▸ **AIM**:
Go over the entries below line by line, copying each one that contains the word "this".

▸ **INFORMATION SHOWN**:
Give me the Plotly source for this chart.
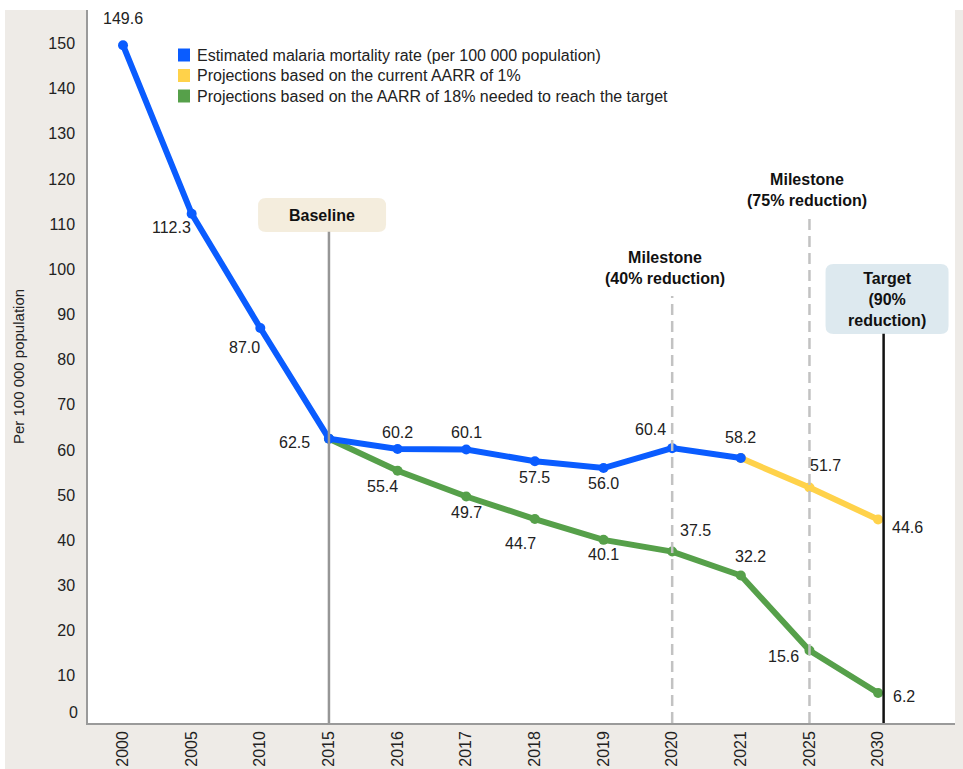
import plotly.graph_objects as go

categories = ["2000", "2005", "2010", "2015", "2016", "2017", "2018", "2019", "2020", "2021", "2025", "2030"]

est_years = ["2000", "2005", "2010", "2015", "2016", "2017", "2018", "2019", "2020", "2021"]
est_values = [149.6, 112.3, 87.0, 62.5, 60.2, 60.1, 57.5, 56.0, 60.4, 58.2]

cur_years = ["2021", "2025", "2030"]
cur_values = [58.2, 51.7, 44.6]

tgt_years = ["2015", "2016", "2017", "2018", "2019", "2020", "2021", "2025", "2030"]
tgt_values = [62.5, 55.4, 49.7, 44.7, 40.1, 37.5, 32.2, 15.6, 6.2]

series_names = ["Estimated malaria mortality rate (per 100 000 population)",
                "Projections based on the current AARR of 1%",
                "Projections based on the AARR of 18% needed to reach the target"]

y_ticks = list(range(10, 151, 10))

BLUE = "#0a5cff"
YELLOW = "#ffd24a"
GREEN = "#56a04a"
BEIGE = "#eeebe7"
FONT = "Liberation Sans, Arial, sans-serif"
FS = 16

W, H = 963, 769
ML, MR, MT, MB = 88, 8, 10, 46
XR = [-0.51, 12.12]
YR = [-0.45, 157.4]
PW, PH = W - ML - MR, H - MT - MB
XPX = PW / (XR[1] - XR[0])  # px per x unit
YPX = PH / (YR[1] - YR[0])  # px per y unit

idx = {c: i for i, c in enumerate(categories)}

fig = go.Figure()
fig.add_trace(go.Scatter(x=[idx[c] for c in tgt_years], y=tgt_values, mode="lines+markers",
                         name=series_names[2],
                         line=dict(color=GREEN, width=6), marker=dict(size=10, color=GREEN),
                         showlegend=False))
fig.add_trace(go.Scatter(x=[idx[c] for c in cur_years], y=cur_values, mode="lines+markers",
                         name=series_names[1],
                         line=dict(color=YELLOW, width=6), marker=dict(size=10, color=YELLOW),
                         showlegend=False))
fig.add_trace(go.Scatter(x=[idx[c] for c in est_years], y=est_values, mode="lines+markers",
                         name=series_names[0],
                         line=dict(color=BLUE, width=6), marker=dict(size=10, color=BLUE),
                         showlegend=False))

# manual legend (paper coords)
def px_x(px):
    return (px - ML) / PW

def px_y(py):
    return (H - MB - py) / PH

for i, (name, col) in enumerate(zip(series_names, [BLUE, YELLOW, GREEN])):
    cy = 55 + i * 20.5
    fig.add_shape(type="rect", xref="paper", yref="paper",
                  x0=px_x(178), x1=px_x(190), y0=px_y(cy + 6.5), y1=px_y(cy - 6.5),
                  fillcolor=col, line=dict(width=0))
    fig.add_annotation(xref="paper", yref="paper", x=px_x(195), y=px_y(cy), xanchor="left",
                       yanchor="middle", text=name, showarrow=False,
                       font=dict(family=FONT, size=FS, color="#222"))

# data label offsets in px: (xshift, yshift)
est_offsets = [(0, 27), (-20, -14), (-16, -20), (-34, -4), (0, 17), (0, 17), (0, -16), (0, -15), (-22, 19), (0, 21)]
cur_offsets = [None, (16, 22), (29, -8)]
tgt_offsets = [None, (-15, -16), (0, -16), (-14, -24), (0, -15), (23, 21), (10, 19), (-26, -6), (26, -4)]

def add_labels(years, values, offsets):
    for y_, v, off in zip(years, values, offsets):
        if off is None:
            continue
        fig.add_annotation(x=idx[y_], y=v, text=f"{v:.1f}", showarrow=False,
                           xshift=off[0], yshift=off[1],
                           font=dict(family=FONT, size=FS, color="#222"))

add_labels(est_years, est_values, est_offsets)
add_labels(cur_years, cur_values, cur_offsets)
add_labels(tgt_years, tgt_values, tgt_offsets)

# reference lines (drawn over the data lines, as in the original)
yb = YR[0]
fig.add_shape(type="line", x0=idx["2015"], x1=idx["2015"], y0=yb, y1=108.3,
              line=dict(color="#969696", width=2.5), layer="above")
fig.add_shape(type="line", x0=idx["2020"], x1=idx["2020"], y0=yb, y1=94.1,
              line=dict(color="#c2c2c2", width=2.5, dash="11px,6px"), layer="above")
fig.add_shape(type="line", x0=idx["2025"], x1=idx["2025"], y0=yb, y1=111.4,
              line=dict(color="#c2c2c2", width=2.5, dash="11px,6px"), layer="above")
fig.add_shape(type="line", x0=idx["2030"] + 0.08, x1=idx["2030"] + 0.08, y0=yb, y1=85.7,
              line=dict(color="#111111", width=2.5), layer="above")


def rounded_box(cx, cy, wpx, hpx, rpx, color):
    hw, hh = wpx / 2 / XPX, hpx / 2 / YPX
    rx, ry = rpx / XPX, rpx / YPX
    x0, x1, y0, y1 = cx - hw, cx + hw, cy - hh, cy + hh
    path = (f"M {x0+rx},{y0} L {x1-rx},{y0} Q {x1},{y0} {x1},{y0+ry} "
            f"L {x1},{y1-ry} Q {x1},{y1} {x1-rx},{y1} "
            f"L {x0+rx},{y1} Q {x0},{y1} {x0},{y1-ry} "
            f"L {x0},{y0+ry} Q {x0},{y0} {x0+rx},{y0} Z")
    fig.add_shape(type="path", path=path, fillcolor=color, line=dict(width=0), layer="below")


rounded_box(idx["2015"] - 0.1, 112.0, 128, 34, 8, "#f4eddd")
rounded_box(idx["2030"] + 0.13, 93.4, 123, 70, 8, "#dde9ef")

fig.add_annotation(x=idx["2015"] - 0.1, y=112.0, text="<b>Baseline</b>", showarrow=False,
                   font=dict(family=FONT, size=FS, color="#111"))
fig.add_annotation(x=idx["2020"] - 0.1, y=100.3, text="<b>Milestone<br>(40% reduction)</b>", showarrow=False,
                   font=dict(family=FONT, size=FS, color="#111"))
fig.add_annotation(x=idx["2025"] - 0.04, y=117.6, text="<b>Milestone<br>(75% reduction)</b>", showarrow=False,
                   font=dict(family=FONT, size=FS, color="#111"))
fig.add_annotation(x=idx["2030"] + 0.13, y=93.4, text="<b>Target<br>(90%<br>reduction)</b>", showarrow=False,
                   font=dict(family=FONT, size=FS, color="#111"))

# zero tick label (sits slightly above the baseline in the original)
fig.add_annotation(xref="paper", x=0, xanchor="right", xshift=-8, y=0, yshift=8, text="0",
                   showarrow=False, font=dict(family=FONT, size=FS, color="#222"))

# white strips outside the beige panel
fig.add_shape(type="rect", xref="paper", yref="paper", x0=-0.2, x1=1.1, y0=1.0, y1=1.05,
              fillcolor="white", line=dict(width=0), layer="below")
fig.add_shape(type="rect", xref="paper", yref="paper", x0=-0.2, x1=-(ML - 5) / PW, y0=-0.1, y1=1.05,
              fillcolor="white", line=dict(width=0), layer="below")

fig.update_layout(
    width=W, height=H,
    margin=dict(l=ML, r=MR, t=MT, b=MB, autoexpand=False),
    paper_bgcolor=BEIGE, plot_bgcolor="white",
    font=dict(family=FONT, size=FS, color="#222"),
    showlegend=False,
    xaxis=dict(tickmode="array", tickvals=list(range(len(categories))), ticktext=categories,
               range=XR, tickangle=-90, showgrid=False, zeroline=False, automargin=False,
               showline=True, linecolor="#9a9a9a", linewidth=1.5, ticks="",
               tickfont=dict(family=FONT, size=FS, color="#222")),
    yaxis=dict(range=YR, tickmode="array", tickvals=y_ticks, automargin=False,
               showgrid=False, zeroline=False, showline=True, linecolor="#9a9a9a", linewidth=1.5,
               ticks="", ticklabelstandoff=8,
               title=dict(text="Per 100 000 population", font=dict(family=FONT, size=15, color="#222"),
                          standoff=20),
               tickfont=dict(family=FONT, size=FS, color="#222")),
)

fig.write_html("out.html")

---

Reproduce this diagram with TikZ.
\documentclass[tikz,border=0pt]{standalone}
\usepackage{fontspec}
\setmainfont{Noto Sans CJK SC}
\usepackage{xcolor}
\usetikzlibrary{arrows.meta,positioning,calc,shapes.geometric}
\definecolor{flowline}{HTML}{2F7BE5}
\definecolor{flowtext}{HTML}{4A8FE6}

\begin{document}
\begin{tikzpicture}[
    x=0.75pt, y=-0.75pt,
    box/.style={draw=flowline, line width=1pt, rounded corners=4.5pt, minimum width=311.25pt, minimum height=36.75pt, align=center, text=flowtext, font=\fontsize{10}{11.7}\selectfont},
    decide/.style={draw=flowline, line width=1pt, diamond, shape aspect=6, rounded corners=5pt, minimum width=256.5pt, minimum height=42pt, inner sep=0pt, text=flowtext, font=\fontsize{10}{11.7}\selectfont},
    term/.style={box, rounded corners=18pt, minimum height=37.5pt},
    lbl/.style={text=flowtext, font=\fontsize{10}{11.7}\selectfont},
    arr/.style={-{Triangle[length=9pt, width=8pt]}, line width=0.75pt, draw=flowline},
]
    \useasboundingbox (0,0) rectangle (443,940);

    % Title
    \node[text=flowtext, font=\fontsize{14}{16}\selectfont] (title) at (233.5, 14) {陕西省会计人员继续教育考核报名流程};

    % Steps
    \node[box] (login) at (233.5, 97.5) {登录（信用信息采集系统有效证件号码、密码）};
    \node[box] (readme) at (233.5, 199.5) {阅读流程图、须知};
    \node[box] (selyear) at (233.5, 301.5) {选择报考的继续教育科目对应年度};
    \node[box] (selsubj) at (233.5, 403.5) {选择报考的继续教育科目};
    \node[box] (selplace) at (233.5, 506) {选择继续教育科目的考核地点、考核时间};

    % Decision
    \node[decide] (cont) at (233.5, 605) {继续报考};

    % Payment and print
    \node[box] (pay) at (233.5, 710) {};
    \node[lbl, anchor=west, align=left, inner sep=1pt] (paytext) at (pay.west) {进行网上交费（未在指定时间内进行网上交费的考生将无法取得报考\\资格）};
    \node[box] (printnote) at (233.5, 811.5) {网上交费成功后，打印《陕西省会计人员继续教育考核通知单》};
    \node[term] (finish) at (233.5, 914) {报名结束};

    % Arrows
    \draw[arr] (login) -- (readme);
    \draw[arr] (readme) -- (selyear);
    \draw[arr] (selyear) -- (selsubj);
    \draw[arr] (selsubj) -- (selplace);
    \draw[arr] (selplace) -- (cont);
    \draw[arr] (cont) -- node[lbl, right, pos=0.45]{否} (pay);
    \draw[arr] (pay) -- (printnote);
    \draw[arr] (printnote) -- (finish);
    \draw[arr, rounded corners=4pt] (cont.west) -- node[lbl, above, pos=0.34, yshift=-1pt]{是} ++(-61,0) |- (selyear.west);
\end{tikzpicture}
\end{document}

▸ **COMPLETE OUTPUT**:
Give me the Plotly source for this chart.
Reproduce this diagram with TikZ.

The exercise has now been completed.